* SUPPLIED RECORDS:
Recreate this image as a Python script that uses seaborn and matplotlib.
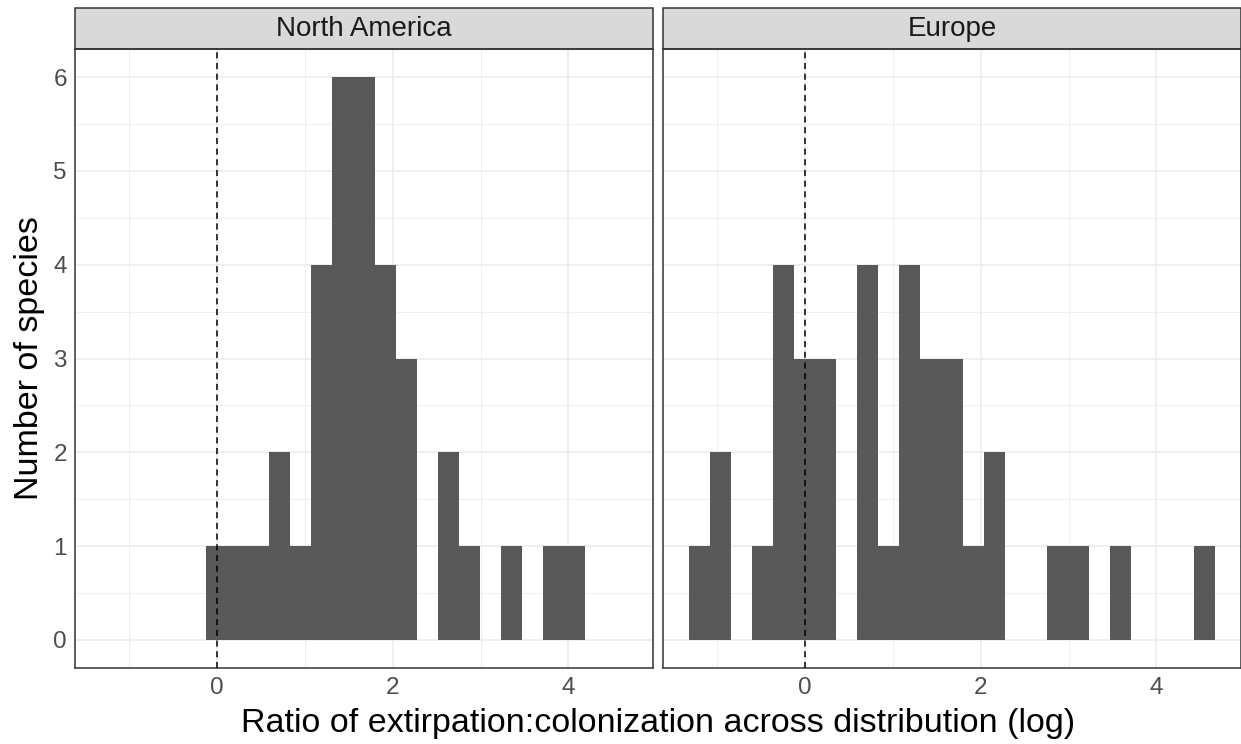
import matplotlib
matplotlib.use("Agg")
import matplotlib.pyplot as plt
from matplotlib.patches import Rectangle
import seaborn as sns
import pandas as pd
import numpy as np

# Histogram: common bins for both panels
bin_start = -1.313
bin_width = 0.239
n_bins = 25

regions = ["North America", "Europe"]
na_counts = [0, 0, 0, 0, 0, 1, 1, 1, 2, 1, 4, 6, 6, 4, 3, 0, 2, 1, 0, 1, 0, 1, 1, 0, 0]
eu_counts = [1, 2, 0, 1, 4, 3, 3, 0, 4, 1, 4, 3, 3, 1, 2, 0, 0, 1, 1, 0, 1, 0, 0, 0, 1]

x_ticks = [0, 2, 4]
y_ticks = [0, 1, 2, 3, 4, 5, 6]

x_label = "Ratio of extirpation:colonization across distribution (log)"
y_label = "Number of species"

# Build a long table: one row per bin and region, weighted by count
centers = bin_start + bin_width * (np.arange(n_bins) + 0.5)
df = pd.concat([
    pd.DataFrame({"region": regions[0], "ratio": centers, "n": na_counts}),
    pd.DataFrame({"region": regions[1], "ratio": centers, "n": eu_counts}),
])
df["region"] = pd.Categorical(df["region"], categories=regions, ordered=True)

sns.set_style("white")
plt.rcParams["font.family"] = ["Liberation Sans", "DejaVu Sans"]

g = sns.displot(
    data=df, x="ratio", weights="n", col="region", col_order=regions,
    binwidth=bin_width, binrange=(bin_start, bin_start + bin_width * n_bins),
    color="#595959", alpha=1, linewidth=0, edgecolor="none",
    height=5, aspect=1,
)
fig = g.figure
fig.set_size_inches(12.41, 7.44)

W, H = 1241, 744
panel_w = 578
panel_top, panel_bot = 49, 668
strip_h = 41
lefts = [75, 663]

dark = "#333333"
grid_c = "#EBEBEB"

for i, ax in enumerate(g.axes.flat):
    ax.set_position([lefts[i] / W, 1 - panel_bot / H, panel_w / W, (panel_bot - panel_top) / H])
    ax.set_title("")
    ax.set_xlim(-1.612, 4.961)
    ax.set_ylim(-0.3, 6.3)
    ax.set_xticks(x_ticks)
    ax.set_xticks([-1, 1, 3], minor=True)
    ax.set_yticks(y_ticks)
    ax.set_yticks([0.5, 1.5, 2.5, 3.5, 4.5, 5.5], minor=True)
    ax.set_axisbelow(True)
    ax.grid(which="major", color=grid_c, linewidth=1.1)
    ax.grid(which="minor", color=grid_c, linewidth=0.55)
    for s in ax.spines.values():
        s.set_visible(True)
        s.set_color(dark)
        s.set_linewidth(1.1)
    ax.tick_params(axis="both", which="major", length=3.3, width=1.1, color=dark,
                   labelsize=17.5, labelcolor="#4D4D4D")
    ax.tick_params(axis="x", which="major", pad=3.5)
    ax.tick_params(axis="y", which="major", pad=2.5)
    ax.tick_params(which="minor", length=0)
    ax.set_xlabel("")
    ax.set_ylabel("")
    ax.axvline(0, color="black", linestyle=(0, (4, 3)), linewidth=1.1, zorder=3)
    if i == 1:
        ax.tick_params(axis="y", which="major", length=0, labelleft=False)

    # facet strip
    h_ax = strip_h / (panel_bot - panel_top)
    ax.add_patch(Rectangle((0, 1), 1, h_ax, transform=ax.transAxes, clip_on=False,
                           facecolor="#D9D9D9", edgecolor=dark, linewidth=1.1))
    ax.text(0.5, 1 + h_ax / 2, regions[i], transform=ax.transAxes,
            ha="center", va="center", fontsize=20, color="#1A1A1A")

fig.text((75 + 1241) / 2 / W, 1 - 732 / H, x_label, ha="center", va="baseline",
         fontsize=24.5, color="black")
fig.text(30 / W, 1 - ((panel_top + panel_bot) / 2) / H, y_label, ha="center", va="center",
         rotation=90, fontsize=24.5, color="black")

fig.savefig("out.png", dpi=100, facecolor="white")
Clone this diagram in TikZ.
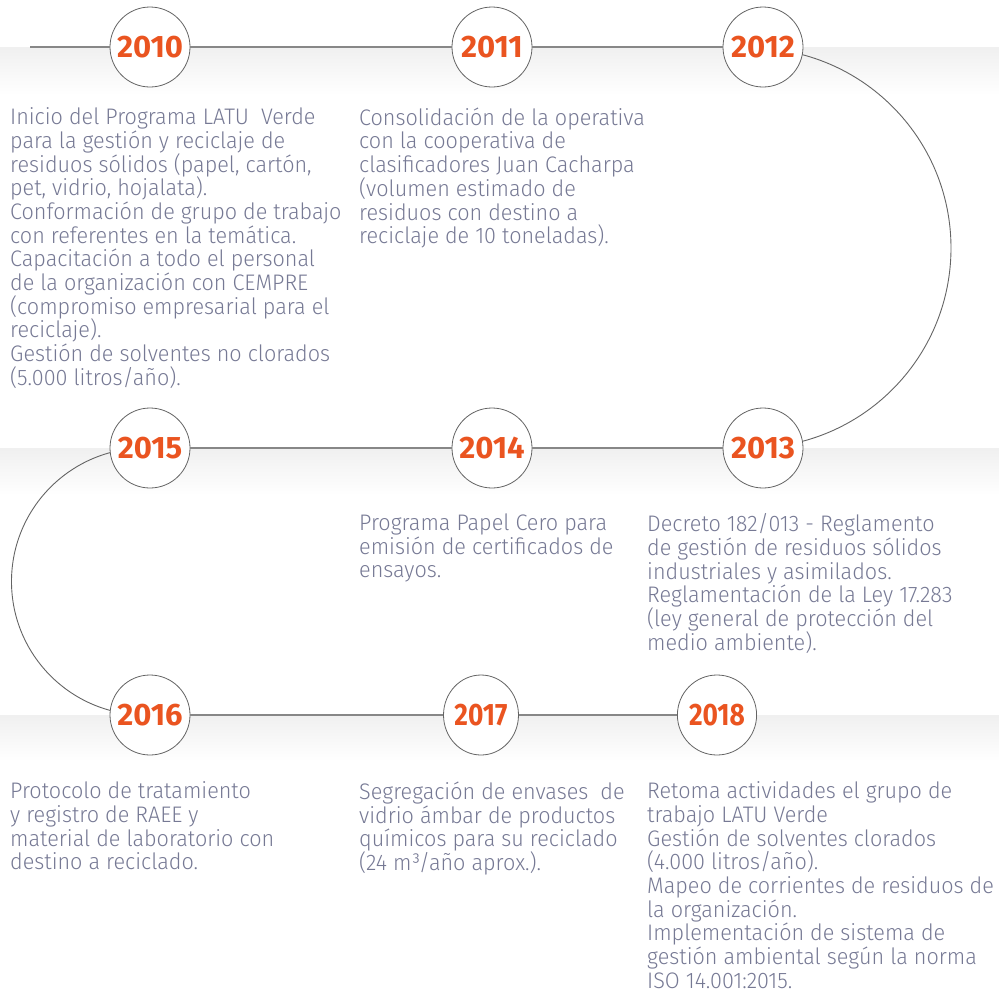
\documentclass[tikz,border=0pt]{standalone}
\usepackage{fontspec}
\setmainfont{Fira Sans}[UprightFont=* Light, FakeStretch=0.96]
\newfontfamily\yearfont{Fira Sans}[UprightFont=* Bold]
\usetikzlibrary{shapes.geometric,backgrounds}
\definecolor{yearorange}{RGB}{234,84,32}
\definecolor{txtgray}{RGB}{118,121,148}
\definecolor{linegray}{RGB}{135,135,135}
\definecolor{ringgray}{RGB}{100,100,100}
\begin{document}
\begin{tikzpicture}[x=1pt,y=-1pt,
    yearring/.style={circle, draw=ringgray, line width=0.8pt, fill=white, minimum size=80pt, inner sep=0pt, font=\yearfont\fontsize{31}{31}\selectfont, text=yearorange},
    yearoval/.style={yearring, ellipse, minimum width=70pt, minimum height=80pt},
    entry/.style={anchor=north west, inner sep=0pt, align=left, text=txtgray, font=\fontsize{22.5}{23.7}\selectfont},
    rowline/.style={draw=linegray, line width=1.3pt},
    arcline/.style={draw=ringgray, line width=0.9pt},
    band/.style={top color=black!6, bottom color=white}]
    \useasboundingbox (0,0) rectangle (999,991);

    \node[yearring] (y2010) at (150,47) {2010};
    \node[yearring] (y2011) at (492,47) {2011};
    \node[yearring] (y2012) at (763,47) {2012};
    \node[yearring] (y2013) at (763,448) {2013};
    \node[yearring] (y2014) at (492,448) {2014};
    \node[yearring] (y2015) at (150,448) {2015};
    \node[yearring] (y2016) at (150,715) {2016};
    \node[yearoval] (y2017) at (481,715) {\scalebox{0.85}[1]{2017}};
    \node[yearoval] (y2018) at (717,715) {\scalebox{0.85}[1]{2018}};

    \coordinate (start) at (30,47);
    \coordinate (arcR) at (751,48);
    \coordinate (arcL) at (145,448);

    \begin{scope}[on background layer]
        \fill[band] (0,47) rectangle (999,95);
        \fill[band] (0,448) rectangle (999,495);
        \fill[band] (0,715) rectangle (999,761);
        \draw[arcline] (arcR) arc[start angle=-90, end angle=90, radius=200];
        \draw[arcline] (arcL) arc[start angle=-90, end angle=-270, radius=133.5];
    \end{scope}

    \draw[rowline] (start) -- (y2010) -- (y2011) -- (y2012);
    \draw[rowline] (y2015) -- (y2014) -- (y2013);
    \draw[rowline] (y2016) -- (y2017) -- (y2018);

    \node[entry] (t2010) at (10,107.5) {Inicio del Programa LATU~ Verde\\ para la gestión y reciclaje de\\ residuos sólidos (papel, cartón,\\ pet, vidrio, hojalata).\\ Conformación de grupo de trabajo\\ con referentes en la temática.\\ Capacitación a todo el personal\\ de la organización con CEMPRE\\ (compromiso empresarial para el\\ reciclaje).\\ Gestión de solventes no clorados\\ (5.000 litros/año).};
    \node[entry] (t2011) at (359,107.5) {Consolidación de la operativa\\ con la cooperativa de\\ clasificadores Juan Cacharpa\\ (volumen estimado de\\ residuos con destino a\\ reciclaje de 10 toneladas).};
    \node[entry] (t2014) at (359,513.5) {Programa Papel Cero para\\ emisión de certificados de\\ ensayos.};
    \node[entry] (t2013) at (647,513.5) {Decreto 182/013 - Reglamento\\ de gestión de residuos sólidos\\ industriales y asimilados.\\ Reglamentación de la Ley 17.283\\ (ley general de protección del\\ medio ambiente).};
    \node[entry] (t2016) at (10,781.5) {Protocolo de tratamiento\\ y registro de RAEE y\\ material de laboratorio con\\ destino a reciclado.};
    \node[entry] (t2017) at (359,781.5) {Segregación de envases~ de\\ vidrio ámbar de productos\\ químicos para su reciclado\\ (24 m³/año aprox.).};
    \node[entry] (t2018) at (647,781.5) {Retoma actividades el grupo de\\ trabajo LATU Verde\\ Gestión de solventes clorados\\ (4.000 litros/año).\\ Mapeo de corrientes de residuos de\\ la organización.\\ Implementación de sistema de\\ gestión ambiental según la norma\\ ISO 14.001:2015.};
\end{tikzpicture}
\end{document}
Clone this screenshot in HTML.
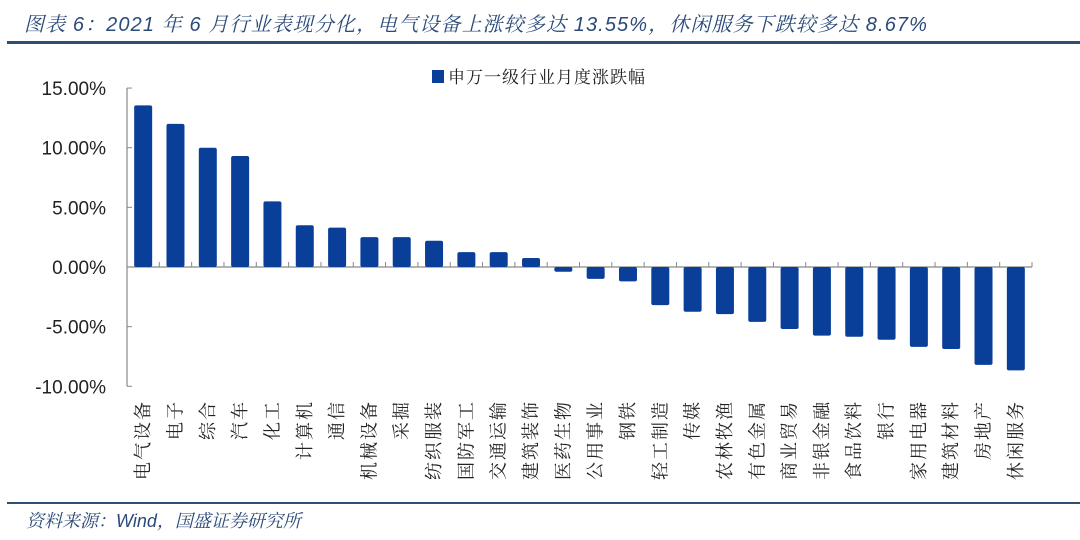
<!DOCTYPE html>
<html><head><meta charset="utf-8"><style>
body{margin:0;background:#fff;width:1080px;height:540px;overflow:hidden;font-family:"Liberation Sans","Noto Sans CJK SC",sans-serif}
.t{position:absolute;font-style:italic;color:#2b4a7a}
</style></head><body>
<div class="t" style="left:24px;top:8px;font-size:20px;letter-spacing:1.1px;font-family:'Liberation Sans','Noto Serif CJK SC',serif">图表 6：2021 年 6 月行业表现分化，电气设备上涨较多达 13.55%，休闲服务下跌较多达 8.67%</div>
<div style="position:absolute;left:7px;top:41px;width:1073px;height:3px;background:#2e4f72"></div>
<div style="position:absolute;left:7px;top:502px;width:1073px;height:2px;background:#2e4f72"></div>
<div class="t" style="left:26px;top:507px;font-size:18px;font-family:'Liberation Sans','Noto Serif CJK SC',serif">资料来源：Wind，国盛证券研究所</div>
<svg id="c" width="1080" height="540" style="position:absolute;left:0;top:0"></svg>
<script>
const categories=["电气设备","电子","综合","汽车","化工","计算机","通信","机械设备","采掘","纺织服装","国防军工","交通运输","建筑装饰","医药生物","公用事业","钢铁","轻工制造","传媒","农林牧渔","有色金属","商业贸易","非银金融","食品饮料","银行","家用电器","建筑材料","房地产","休闲服务"];
const values=[13.55,12.0,10.0,9.3,5.5,3.5,3.3,2.5,2.5,2.2,1.25,1.25,0.75,-0.4,-1.0,-1.2,-3.2,-3.75,-3.95,-4.6,-5.2,-5.75,-5.85,-6.1,-6.7,-6.87,-8.2,-8.67];
const ticks=[15,10,5,0,-5,-10];
const tickLabels=["15.00%","10.00%","5.00%","0.00%","-5.00%","-10.00%"];
const NS="http://www.w3.org/2000/svg",svg=document.getElementById('c');
const x0=127,x1=1032,y=v=>267-v*11.93,step=(x1-x0)/categories.length,bx=i=>x0+step*i+step/2;
function mk(t,a){const e=document.createElementNS(NS,t);for(const k in a)e.setAttribute(k,a[k]);svg.appendChild(e);return e;}
let ax=mk('line',{x1:x0,x2:x0,y1:y(15),y2:y(-10),stroke:'#888','stroke-width':1.2});

ticks.forEach((t,i)=>{mk('line',{x1:x0,x2:x0+5,y1:y(t),y2:y(t),stroke:'#888'});
 const l=mk('text',{x:106,y:y(t)+7,'text-anchor':'end','font-size':19,fill:'#222'});l.textContent=tickLabels[i];
 });
let za=mk('line',{x1:x0,x2:x1,y1:y(0),y2:y(0),stroke:'#888','stroke-width':1.2});

categories.forEach((c,i)=>{const xx=x0+step*(i+1);mk('line',{x1:xx,x2:xx,y1:y(0)-5,y2:y(0),stroke:'#888'});
 const v=values[i],top=Math.min(y(v),y(0)),h=Math.max(Math.abs(y(v)-y(0)),2);
 const r=mk('rect',{x:bx(i)-9,y:top,width:18,height:h,rx:2,fill:'#0a3f99'});
 
 const lx=bx(i)+6,ly=400;
 const t=mk('text',{x:lx,y:ly,transform:`rotate(-90 ${lx} ${ly})`,'text-anchor':'end','font-size':18,fill:'#222','letter-spacing':2,'font-family':'"Noto Serif CJK SC",serif'});
 t.textContent=c;});
const lg=mk('rect',{x:432,y:70,width:12,height:13,fill:'#0a3f99'});

const lt=mk('text',{x:448,y:83,'font-size':17,fill:'#222','letter-spacing':1,'font-family':'"Noto Serif CJK SC",serif'});lt.textContent='申万一级行业月度涨跌幅';

</script>
</body></html>
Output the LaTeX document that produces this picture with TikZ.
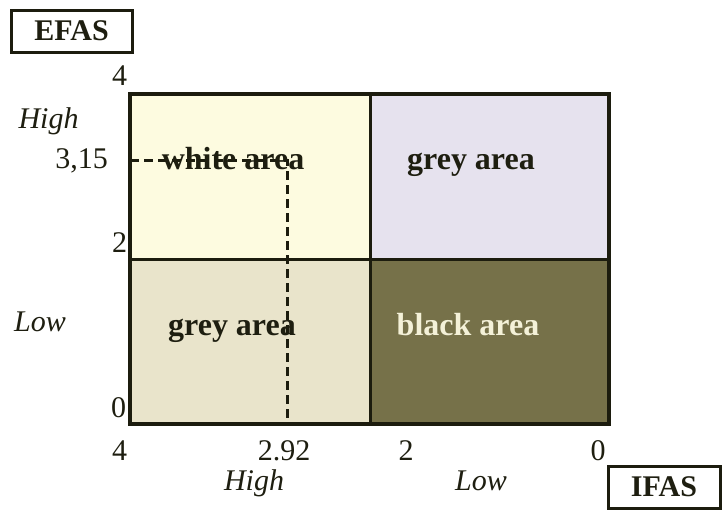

* WORK TO DO: Starting at the first line of the records above, set down each line exactly through the one that holds "import numpy as np". Omit pictures.

* TASK RESPONSE:
Recreate this image as a Python script that uses seaborn and matplotlib.
import matplotlib
matplotlib.use("Agg")
import matplotlib.pyplot as plt
from matplotlib.patches import Rectangle
import seaborn as sns
import pandas as pd
import numpy as np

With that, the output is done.